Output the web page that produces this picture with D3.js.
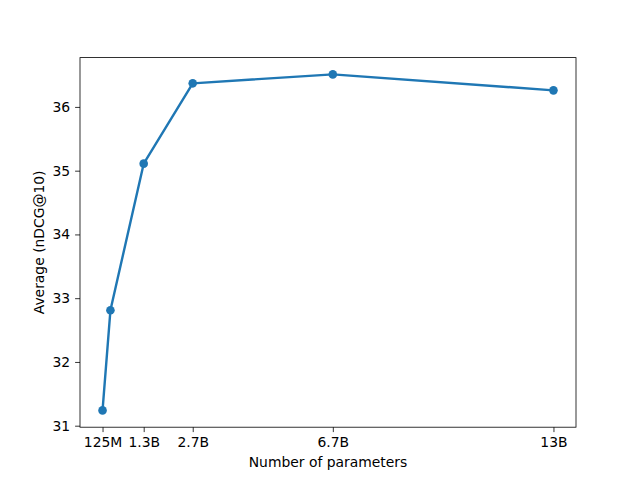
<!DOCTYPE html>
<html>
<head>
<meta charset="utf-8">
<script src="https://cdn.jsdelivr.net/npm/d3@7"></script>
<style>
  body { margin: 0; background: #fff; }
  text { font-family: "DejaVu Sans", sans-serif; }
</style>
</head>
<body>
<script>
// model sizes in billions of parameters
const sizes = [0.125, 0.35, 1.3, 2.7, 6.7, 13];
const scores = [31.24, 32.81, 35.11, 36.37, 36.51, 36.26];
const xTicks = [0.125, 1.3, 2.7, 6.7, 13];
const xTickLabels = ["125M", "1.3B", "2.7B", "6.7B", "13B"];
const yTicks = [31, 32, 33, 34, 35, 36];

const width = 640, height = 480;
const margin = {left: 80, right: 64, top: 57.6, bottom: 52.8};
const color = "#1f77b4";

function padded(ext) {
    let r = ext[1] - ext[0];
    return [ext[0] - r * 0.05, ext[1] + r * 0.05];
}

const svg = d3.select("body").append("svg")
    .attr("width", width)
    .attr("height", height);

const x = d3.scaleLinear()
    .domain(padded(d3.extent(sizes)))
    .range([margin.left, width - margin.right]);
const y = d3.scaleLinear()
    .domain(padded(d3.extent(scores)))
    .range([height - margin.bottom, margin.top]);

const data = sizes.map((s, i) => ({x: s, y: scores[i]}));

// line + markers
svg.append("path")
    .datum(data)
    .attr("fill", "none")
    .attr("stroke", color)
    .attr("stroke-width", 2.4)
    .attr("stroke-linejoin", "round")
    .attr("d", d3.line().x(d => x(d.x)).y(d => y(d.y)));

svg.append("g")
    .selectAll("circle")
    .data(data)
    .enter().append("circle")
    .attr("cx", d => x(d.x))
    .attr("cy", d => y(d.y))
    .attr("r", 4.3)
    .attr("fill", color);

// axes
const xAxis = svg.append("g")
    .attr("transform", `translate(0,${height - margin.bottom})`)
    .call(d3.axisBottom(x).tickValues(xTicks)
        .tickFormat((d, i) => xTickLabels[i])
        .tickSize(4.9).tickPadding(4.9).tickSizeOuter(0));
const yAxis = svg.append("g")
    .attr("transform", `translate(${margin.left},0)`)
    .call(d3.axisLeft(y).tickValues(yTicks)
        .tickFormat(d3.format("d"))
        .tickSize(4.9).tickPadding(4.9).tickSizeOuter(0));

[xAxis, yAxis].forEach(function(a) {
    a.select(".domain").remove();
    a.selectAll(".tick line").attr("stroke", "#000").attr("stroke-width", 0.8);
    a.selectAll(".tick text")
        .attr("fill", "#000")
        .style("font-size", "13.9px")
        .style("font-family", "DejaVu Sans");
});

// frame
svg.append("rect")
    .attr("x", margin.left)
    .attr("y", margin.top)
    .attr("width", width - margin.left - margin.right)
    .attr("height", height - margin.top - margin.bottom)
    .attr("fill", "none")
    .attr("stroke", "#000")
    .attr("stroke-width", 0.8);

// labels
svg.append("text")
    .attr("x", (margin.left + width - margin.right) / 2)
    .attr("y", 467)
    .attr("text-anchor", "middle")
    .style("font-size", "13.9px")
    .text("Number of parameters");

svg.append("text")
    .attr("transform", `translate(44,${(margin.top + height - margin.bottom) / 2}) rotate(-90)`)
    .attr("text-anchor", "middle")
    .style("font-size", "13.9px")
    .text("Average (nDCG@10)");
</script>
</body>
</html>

_____

Problem statement — Skip the pictures and restate exactly the lines from the beginning of the listing to the line with "const yTicks = [31, 32, 33, 34, 35, 36];", that line included.

Final answer —
Output the web page that produces this picture with D3.js.
<!DOCTYPE html>
<html>
<head>
<meta charset="utf-8">
<script src="https://cdn.jsdelivr.net/npm/d3@7"></script>
<style>
  body { margin: 0; background: #fff; }
  text { font-family: "DejaVu Sans", sans-serif; }
</style>
</head>
<body>
<script>
// model sizes in billions of parameters
const sizes = [0.125, 0.35, 1.3, 2.7, 6.7, 13];
const scores = [31.24, 32.81, 35.11, 36.37, 36.51, 36.26];
const xTicks = [0.125, 1.3, 2.7, 6.7, 13];
const xTickLabels = ["125M", "1.3B", "2.7B", "6.7B", "13B"];
const yTicks = [31, 32, 33, 34, 35, 36];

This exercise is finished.